Politician Aims to be the First Black Woman Governor in U.S History

Stacey Abrams, a politician from Georgia, launched what she hopes will be a history-making campaign Saturday when she officially announced her candidacy for governor of the Peach State.

Georgia House Minority Leader Stacey Abrams at Chehaw Park in Albany, Ga. on Saturday, June 3, 2017, when she announced her run. (Melissa Golden/Melissa Golden)

The 43-year-old Democratic leader of the Georgia State House, who enters as the front-runner for her party’s nomination, is aiming to become the first Black woman to be elected governor in U.S. history.

Abrams is widely considered to be one of the most skilled and savvy political leaders in the state legislature and hopes to replace term-limited Gov. Nathan Deal (R), who has served since 2011.

Photo credit: staceyabrams.com

But it won’t be easy: No Democrat has won statewide office in Georgia since 2006, and just 11 black women have ever been elected to statewide positions nationwide.

“Pray for me and work with me,” Abrams told about 100 supporters who braved persistent swarms of gnats to help her kick off her campaign at a barbecue at Chehaw Park in Albany, a small city about three hours south of Atlanta. “I want government to work everyday, for everyone.”

Photo by Dorothy Kozlowski

Abrams, a Yale-trained lawyer and business executive who writes romance novels on the side, has an army of supporters across the country eager to prove Democrats can win if the party puts its energy into expanding its base among the increasingly diverse state population rather than fretting over white swing voters.

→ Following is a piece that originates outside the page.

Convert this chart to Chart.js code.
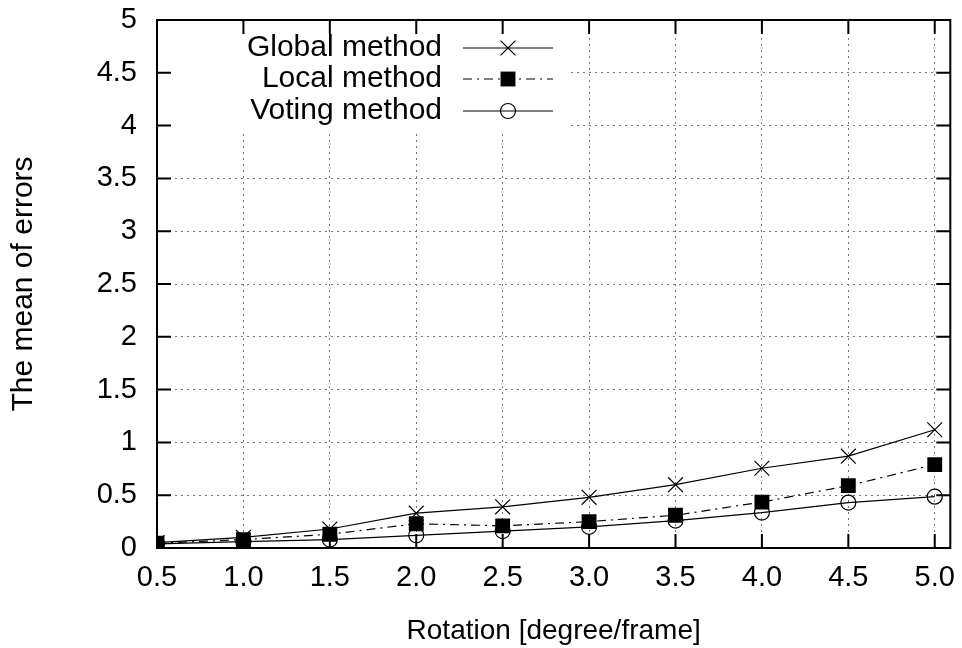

Photo credit: The Augusta Chronicle

That is what Abrams has tried to do as founder of an organization that says it has registered 200,000 new voters in Georgia — along with her work in the state’s House, often while cooperating with Republicans on key legislation and policies — has made her popular with progressives who say the party should rebuild and strengthen the coalition that elected and reelected President Barack Obama.

Photo credit: MyAJC.com

The rapidly changing complexion of the South, which has seen the percentages of African Americans, Hispanics and Asian Americans increase, creates the potential for a political makeover. Abrams and other progressive political activists of color believe new voters will want candidates who look more like them.